The person who made Lily freeze whenever she had to take a test was not a teacher, or even me, her mother. It was the carping voices coming from inside her own head. When asked who the voices belonged to, Lily replied: "It's me, but the mean me."
In today's hothouse educational atmosphere, tests, exams and performance reviews start sooner than ever for our children. For both parents and teachers, the expectations of what kids should be able to do at a younger age have become higher. No wonder our children are internalising these negative voices.
Of course, I had never meant to pressure Lily. Like every other parent, I assumed I was doing my best to keep her afloat.
When I gave birth to my first child in 2001, I gave birth in a culture where, from the moment the umbilical cord is cut, I lived with the fear that I could never do enough to make my children the brightest and best. Encouraged by the spiel of educational toys and videos, I believed there was no time to waste because the neural explosion in her brain would have all but fizzled out by the age of three. As a naive first-time parent who also fell for the belief that I could mould my child's brain like putty, my bookshelf soon groaned under the weight of books with titles like Make Your Child Brilliant and Bring Out the Genius in Your Child.
At parents' evenings, I didn't just want to hear the teachers tell me Lily was happy and settled. Even though she was still at the stage of finger-painting and learning to write her ABCs, I was holding out to hear she had the promise of a young Monet or Morpurgo.

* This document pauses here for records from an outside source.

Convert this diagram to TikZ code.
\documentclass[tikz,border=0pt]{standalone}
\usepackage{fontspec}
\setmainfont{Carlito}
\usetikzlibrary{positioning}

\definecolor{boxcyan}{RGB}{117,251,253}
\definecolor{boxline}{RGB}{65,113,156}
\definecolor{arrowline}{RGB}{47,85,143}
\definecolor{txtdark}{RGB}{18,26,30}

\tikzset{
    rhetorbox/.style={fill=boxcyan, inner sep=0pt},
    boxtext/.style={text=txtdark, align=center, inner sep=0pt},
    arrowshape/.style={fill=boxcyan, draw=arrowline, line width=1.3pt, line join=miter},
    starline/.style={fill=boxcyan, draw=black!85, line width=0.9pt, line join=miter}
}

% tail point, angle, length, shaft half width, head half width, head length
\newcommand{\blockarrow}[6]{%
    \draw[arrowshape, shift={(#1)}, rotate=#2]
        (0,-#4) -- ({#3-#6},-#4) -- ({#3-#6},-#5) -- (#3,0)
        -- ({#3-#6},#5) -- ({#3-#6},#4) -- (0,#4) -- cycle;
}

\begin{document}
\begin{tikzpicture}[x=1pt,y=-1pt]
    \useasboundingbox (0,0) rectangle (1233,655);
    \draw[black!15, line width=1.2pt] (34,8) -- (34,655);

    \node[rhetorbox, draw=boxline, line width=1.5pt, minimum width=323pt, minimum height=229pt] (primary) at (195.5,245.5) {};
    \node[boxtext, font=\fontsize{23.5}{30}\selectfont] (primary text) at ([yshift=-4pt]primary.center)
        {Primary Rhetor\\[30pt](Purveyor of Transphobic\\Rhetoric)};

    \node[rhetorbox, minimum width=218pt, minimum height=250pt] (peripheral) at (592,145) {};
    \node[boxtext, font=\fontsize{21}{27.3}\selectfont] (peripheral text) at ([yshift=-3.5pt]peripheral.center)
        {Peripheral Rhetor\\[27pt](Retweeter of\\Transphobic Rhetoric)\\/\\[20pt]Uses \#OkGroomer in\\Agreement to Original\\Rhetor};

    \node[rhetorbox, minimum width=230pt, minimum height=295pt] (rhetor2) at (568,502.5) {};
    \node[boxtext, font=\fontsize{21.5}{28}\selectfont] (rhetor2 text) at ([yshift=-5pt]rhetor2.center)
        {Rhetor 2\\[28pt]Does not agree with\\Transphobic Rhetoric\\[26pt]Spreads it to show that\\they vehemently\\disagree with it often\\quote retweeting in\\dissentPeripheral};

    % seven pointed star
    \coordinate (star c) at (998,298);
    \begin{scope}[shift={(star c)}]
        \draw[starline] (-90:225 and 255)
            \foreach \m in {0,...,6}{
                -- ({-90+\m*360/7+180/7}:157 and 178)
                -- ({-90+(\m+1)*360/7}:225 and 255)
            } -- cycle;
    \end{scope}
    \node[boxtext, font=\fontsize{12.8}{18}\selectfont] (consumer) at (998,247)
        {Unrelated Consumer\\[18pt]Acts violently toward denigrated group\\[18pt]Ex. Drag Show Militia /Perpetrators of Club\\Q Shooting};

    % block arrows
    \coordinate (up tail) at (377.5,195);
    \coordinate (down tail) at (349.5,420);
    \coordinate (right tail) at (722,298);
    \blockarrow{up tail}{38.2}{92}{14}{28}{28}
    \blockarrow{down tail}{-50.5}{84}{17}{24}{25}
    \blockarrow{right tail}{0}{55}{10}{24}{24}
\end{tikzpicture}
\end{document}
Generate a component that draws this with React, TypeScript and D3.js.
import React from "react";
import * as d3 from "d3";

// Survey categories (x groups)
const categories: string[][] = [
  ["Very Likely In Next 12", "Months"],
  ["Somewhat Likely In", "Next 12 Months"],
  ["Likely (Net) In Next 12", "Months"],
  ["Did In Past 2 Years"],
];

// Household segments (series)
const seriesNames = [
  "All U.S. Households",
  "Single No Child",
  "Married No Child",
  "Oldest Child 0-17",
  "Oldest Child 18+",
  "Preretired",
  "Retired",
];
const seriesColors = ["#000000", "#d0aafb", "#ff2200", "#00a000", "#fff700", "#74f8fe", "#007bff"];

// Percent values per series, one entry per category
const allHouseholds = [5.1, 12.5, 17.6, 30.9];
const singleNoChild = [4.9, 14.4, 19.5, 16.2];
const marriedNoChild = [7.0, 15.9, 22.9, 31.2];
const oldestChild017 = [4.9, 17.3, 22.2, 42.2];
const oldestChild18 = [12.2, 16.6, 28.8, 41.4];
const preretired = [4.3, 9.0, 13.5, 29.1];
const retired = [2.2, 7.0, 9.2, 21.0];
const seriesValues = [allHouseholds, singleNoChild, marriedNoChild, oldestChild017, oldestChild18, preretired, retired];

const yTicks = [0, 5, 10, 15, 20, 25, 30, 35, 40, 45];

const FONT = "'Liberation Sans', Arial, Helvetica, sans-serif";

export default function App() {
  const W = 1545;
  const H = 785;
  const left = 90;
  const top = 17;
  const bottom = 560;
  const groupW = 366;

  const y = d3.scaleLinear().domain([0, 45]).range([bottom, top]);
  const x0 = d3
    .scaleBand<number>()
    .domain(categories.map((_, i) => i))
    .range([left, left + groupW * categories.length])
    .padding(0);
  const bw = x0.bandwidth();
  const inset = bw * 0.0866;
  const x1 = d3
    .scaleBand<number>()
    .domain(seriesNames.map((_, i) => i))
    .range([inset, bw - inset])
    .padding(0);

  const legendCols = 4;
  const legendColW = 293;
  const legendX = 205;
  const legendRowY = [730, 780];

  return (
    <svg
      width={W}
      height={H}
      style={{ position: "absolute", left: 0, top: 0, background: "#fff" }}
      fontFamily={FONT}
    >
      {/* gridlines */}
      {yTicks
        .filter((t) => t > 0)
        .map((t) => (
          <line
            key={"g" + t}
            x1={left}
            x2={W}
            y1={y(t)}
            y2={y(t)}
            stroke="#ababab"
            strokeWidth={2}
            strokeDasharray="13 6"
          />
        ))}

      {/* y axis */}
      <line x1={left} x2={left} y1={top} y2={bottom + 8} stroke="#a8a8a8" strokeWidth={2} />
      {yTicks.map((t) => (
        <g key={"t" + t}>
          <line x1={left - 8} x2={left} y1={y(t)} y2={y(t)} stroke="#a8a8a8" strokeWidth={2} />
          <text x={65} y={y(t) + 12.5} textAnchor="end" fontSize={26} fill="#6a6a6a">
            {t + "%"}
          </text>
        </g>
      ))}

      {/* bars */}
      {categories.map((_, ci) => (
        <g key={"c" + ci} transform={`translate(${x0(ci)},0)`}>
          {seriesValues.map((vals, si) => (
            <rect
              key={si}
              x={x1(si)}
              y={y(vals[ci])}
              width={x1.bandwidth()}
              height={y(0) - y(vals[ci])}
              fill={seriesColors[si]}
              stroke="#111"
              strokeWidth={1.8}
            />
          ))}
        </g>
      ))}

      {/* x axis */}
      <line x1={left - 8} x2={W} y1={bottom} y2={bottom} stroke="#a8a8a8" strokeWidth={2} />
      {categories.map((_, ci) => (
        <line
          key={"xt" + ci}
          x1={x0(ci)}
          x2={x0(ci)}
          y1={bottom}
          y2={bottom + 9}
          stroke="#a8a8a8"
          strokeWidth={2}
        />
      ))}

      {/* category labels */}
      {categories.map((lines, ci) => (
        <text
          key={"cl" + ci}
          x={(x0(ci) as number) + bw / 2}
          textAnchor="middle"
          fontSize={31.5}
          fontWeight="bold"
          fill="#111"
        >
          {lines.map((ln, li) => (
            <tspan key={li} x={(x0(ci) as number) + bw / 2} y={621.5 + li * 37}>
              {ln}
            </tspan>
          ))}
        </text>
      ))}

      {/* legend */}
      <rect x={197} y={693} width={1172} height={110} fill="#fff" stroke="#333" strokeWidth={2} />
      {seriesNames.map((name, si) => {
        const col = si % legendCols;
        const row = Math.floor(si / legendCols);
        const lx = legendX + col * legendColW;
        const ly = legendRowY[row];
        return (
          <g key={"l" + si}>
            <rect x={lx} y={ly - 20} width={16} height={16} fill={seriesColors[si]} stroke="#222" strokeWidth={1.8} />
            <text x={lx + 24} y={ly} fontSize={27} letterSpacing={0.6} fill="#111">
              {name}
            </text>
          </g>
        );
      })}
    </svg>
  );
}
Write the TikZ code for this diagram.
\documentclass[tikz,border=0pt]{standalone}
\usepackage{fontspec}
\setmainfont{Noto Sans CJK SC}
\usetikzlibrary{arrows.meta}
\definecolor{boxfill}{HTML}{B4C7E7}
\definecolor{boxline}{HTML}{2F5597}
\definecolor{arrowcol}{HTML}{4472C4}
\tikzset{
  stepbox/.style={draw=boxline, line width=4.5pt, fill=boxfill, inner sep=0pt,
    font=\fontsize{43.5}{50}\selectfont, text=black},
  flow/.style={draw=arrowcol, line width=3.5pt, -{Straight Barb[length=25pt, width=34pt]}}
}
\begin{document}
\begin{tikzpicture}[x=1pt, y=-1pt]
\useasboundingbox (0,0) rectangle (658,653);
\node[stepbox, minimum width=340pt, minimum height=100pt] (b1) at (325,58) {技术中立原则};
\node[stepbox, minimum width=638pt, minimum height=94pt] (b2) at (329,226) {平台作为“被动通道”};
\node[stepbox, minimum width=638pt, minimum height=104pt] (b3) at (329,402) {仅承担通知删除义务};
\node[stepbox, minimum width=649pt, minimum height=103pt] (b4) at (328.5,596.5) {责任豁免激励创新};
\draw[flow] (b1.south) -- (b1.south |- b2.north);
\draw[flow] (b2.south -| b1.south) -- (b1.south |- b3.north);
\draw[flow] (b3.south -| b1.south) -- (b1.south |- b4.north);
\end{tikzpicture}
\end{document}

But children are not animals to be trained to perform in a circus. To win at tiger parenting, you have to have a child who is willing to go along with it. Behind closed doors, my home was fast moving away from the oasis of fun I had intended it to be. Our free time together seemed to have become an endless round of worksheets and educational games. I couldn't even bake cupcakes without wanting to turn the exercise into a teachable moment to talk about weighing and measuring.
With this tension rising, the alarm bells had started ringing for us in Year 4, when Lily's maths homework turned into a battlefield. At first, I feared dyscalculia, the numerical equivalent to dyslexia. But an educational psychologist's report found no evidence of such a difficulty. What it did identify, however, was Lily's innate lack of confidence. She was developing Maths Anxiety. At stressful moments, such as during tests, although she looked perfectly calm, she would "blank out". Maths had become coded in her mind as danger and her fight-or-flight reflex kicked in. In other words, the very section of the brain she needed to engage to answer the questions was shutting down.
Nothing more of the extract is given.